A senior Defense Ministry official came under suspicion Wednesday of not only trying to tamper with the upcoming mayoral election in Ginowan but taking similar action in 2010 for a vote in Nago — the two cities in Okinawa deeply connected to the controversial relocation of the Futenma U.S. air base.

Speculation has grown that Defense Minister Naoki Tanaka now has no choice but to sack Ro Manabe, his Okinawa bureau chief.

Manabe was only appointed in December, after his predecessor, Satoshi Tanaka, was axed for using a Japanese euphemism for rape in describing the relocation of U.S. Marine Corps Air Station Futenma from Ginowan to the Henoko coastal area of Nago.

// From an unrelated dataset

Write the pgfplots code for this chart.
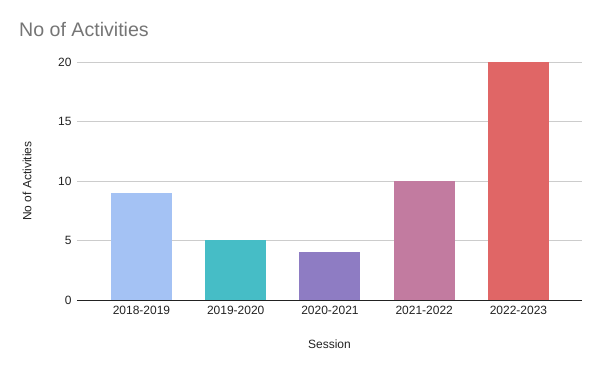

Manabe’s dismissal would make it even more difficult for Tokyo and Washington to breathe life into the stalled relocation plan for the Futenma base, and deal a blow to Prime Minister Yoshihiko Noda’s government.

Earlier the day, Tanaka indicated he may “reprimand” Manabe, and the opposition camp is certain to mount an all-out assault against the minister during the current Diet session.

They are charging that Manabe’s move constituted illegal “interference” in local affairs by the central government.

“It was an act that could be misunderstood or criticized,” Tanaka said. “I must give strict guidance and supervision. . . . The Defense Ministry will come down with a decision soon.”

According to a report compiled by the ministry, its bureau in Okinawa drew up a list of 80 officials who either live or have relatives living in Ginowan. Manabe then held 10-minute lectures on Jan. 23 and 24 for a total of 68 officials from the list.

The report says an internal investigation found that during the lectures, Manabe stressed the importance of the Feb. 12 Ginowan mayoral election and urged the officials to vote, but he “did not support a specific candidate.”

According to media reports, Manabe has also admitted to holding a similar lecture in 2010 for a Nago mayoral election, but there were two local elections that year and details were not available.

Appearing before the Lower House Budget Committee, Tanaka said he had no idea Manabe had held such lectures.

“I had nothing to do with it and it was a bolt from the blue for the ministry as well,” he said.

Meanwhile, Chief Cabinet Secretary Osamu Fujimura, who said Tuesday that “strict measures” must be taken, changed tack Wednesday morning and said Manabe’s lectures “could be a good thing,” indicating a reluctance to take harsh action against the official.